Figure 12 shows typical I-V curves of fabricated 20-layers LB films at room temperature. The I-V curves are asymmetric and non-linear. The forward currents follow approximately an exponential trend. This I-V behaviour is connected with typical semiconducting properties.

Fig. 12

The current—voltage characteristics of 20 layer LB film built of 3,7-bis(2-thiophene)-N-nonylphenoxazine (2b)

The current flowing through as—deposited films in most cases ranged between 6 10⁻⁶ A and 1.2 10⁻⁷A at room temperatures, furthermore the current apparently increasing during exposure on white light. There was found also the estimated conductivity, σ = 1.4 10⁻⁶ S/m.

Therefore, these results indicate that the obtained films behave as semiconductor.

Conclusions

In summary, we have demonstrated a synthesis of series new phenoxazine-based molecules. The main purposes of investigation were also electrochemical and photophysical properties of designed electro-donor/acceptor tricyclic units. The obtained, amphiphilic phenoxazine structures seemed to be a valuable tool to allow both fabrication of multilayer conducting devices with modest carrier mobility, and some materials with optical properties.

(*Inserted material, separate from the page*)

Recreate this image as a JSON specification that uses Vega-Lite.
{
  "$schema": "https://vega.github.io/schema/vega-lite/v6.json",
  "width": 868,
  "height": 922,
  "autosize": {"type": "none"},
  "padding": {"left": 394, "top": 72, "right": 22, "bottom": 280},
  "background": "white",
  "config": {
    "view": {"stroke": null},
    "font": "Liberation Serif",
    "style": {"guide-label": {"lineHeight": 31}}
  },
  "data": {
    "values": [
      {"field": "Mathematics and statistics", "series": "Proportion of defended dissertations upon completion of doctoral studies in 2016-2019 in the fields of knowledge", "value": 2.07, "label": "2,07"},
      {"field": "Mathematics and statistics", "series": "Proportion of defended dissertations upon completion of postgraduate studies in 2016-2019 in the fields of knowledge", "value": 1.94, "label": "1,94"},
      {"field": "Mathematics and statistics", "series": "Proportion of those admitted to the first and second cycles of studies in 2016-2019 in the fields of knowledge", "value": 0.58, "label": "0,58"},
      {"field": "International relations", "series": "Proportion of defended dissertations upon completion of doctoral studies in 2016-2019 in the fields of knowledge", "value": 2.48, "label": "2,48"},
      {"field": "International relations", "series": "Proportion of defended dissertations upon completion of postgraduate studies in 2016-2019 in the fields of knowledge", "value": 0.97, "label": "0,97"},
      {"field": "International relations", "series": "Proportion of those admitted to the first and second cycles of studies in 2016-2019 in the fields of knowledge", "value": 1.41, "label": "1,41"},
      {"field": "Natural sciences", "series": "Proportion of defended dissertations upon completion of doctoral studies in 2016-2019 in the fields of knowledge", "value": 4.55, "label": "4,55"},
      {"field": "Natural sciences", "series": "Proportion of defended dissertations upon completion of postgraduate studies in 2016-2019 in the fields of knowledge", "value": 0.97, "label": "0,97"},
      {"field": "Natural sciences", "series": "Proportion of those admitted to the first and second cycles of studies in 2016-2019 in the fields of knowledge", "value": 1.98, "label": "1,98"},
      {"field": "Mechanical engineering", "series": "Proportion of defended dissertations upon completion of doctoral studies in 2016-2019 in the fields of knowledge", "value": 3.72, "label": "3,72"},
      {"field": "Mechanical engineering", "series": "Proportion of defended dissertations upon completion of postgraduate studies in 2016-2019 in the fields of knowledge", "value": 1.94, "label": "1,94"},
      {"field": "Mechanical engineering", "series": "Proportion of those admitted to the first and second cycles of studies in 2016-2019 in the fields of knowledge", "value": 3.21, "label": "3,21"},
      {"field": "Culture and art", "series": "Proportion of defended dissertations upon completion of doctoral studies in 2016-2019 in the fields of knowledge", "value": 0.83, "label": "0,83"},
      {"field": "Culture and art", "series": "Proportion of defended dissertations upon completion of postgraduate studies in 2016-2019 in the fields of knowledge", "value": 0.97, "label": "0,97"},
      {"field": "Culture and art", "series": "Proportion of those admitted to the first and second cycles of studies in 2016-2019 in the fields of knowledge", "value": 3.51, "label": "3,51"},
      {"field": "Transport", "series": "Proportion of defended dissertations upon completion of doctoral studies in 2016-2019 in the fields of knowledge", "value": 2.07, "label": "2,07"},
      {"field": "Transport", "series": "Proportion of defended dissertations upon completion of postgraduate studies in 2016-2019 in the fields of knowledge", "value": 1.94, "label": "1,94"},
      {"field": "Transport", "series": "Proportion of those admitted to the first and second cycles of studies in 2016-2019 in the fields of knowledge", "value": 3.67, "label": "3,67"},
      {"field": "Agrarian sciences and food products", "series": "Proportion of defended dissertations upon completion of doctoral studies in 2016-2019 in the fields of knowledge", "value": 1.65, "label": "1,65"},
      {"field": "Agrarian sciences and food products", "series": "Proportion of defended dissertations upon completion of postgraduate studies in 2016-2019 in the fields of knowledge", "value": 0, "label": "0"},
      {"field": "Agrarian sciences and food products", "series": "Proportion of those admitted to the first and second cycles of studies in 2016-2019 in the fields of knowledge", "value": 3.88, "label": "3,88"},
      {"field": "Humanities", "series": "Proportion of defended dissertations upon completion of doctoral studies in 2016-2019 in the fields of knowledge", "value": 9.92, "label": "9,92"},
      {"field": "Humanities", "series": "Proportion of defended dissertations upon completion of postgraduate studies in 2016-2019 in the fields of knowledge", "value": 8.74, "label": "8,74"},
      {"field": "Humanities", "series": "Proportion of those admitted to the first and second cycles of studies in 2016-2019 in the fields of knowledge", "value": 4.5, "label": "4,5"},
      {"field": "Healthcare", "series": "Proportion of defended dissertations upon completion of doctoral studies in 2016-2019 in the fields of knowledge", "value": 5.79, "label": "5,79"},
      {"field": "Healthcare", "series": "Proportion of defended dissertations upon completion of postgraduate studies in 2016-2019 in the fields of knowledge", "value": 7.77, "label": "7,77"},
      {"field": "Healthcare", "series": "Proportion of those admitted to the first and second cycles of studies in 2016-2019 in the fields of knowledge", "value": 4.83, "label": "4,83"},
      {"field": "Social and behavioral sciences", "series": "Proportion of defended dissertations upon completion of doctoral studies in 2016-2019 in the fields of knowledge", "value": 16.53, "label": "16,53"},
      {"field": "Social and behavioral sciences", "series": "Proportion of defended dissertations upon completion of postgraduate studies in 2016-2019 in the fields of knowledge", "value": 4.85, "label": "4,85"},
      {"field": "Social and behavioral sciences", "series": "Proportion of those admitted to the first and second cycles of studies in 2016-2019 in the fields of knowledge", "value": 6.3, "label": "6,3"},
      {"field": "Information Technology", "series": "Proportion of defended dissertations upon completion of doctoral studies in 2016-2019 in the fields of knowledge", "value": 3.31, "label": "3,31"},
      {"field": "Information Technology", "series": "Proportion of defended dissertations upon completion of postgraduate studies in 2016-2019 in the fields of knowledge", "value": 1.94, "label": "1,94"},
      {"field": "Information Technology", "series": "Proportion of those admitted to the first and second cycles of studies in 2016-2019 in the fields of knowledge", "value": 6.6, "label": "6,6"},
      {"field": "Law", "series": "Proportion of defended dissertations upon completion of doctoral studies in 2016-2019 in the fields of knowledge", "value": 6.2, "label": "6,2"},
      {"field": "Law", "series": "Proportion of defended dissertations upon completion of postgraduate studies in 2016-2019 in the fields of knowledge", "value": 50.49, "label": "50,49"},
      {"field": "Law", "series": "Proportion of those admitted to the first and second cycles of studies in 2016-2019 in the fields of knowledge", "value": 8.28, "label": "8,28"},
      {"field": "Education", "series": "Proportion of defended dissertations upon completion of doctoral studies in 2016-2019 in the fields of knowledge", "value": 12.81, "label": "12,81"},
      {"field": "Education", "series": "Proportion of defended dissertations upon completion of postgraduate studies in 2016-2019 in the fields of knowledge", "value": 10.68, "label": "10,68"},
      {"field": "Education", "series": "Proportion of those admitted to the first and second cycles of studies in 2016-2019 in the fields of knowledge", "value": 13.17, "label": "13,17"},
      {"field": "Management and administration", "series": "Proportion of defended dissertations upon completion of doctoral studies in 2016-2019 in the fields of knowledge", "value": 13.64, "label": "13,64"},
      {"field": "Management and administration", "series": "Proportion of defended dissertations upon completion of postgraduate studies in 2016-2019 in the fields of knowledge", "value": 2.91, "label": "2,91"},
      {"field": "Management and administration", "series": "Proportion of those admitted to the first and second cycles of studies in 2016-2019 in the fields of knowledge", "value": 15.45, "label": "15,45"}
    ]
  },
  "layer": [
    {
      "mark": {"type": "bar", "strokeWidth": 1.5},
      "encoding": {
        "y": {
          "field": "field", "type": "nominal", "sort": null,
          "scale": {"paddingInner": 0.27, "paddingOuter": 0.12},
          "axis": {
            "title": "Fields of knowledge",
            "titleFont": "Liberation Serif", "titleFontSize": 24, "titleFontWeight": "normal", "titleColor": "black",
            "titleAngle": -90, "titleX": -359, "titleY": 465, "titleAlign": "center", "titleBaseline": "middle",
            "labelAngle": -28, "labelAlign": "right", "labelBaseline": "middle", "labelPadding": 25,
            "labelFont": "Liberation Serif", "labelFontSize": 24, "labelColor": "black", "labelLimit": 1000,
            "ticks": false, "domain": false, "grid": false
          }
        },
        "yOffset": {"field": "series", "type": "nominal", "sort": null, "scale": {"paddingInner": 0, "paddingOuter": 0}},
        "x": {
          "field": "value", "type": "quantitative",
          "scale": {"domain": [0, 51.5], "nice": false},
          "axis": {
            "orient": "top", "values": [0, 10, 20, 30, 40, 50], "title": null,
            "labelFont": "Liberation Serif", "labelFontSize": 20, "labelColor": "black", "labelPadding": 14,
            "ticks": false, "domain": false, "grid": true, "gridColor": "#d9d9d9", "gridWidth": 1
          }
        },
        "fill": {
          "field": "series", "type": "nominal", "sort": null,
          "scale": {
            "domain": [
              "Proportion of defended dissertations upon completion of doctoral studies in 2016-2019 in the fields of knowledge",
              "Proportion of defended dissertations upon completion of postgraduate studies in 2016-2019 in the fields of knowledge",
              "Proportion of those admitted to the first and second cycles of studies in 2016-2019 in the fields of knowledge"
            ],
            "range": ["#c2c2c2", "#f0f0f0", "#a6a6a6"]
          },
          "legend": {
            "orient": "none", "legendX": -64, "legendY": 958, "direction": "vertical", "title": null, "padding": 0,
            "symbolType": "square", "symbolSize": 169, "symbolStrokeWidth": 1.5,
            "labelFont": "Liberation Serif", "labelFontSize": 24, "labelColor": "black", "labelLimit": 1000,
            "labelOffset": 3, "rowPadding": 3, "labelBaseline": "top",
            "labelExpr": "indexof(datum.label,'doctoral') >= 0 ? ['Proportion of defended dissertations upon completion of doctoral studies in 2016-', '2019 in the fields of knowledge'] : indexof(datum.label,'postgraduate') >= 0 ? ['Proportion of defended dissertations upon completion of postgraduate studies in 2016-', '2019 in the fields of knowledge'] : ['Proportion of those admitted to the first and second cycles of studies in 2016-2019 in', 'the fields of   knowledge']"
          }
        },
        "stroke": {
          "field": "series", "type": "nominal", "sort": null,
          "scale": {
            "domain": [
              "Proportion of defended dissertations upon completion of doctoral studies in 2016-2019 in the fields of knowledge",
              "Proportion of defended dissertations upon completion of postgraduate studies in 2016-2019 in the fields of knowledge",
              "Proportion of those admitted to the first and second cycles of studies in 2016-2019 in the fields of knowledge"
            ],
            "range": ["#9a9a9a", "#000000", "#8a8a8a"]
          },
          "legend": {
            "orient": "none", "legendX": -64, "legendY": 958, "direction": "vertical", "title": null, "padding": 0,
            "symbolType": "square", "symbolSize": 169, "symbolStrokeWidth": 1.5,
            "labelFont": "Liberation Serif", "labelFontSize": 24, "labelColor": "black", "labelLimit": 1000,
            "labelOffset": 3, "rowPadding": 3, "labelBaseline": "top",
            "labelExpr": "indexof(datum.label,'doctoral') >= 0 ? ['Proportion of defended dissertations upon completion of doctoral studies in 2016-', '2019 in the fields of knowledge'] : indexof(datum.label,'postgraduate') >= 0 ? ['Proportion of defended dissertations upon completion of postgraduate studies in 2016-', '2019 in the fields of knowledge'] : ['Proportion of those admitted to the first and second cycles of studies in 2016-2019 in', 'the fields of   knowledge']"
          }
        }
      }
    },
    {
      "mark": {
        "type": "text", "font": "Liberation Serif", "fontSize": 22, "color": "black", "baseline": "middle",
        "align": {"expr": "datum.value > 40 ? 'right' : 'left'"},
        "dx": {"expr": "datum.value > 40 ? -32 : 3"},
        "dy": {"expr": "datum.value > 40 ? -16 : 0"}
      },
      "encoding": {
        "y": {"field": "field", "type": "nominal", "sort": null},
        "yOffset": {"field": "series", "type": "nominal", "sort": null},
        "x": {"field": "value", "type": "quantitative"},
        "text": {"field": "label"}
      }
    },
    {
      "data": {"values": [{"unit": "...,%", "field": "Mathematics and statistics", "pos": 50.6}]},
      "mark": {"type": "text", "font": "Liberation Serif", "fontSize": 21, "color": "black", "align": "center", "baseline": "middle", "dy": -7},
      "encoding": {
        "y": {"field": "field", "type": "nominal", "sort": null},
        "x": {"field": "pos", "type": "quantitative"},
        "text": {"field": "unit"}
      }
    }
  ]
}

The synthesized molecules opens a broad window of transmission in the blue region of the visible spectrum. Tricycles phenoxazine molecules exhibit rather reversible electrochemical oxidation and reduction, indicating ambipolar redox properties that could facilitate efficient hole/electron injection, transport, and charge recombination. The phenoxazine-based molecules have low ionization potentials (4.68–4.75 eV) characteristic for conducting structures. Overall, these studies offer a viable approach to semiconducting material with high stability and usability.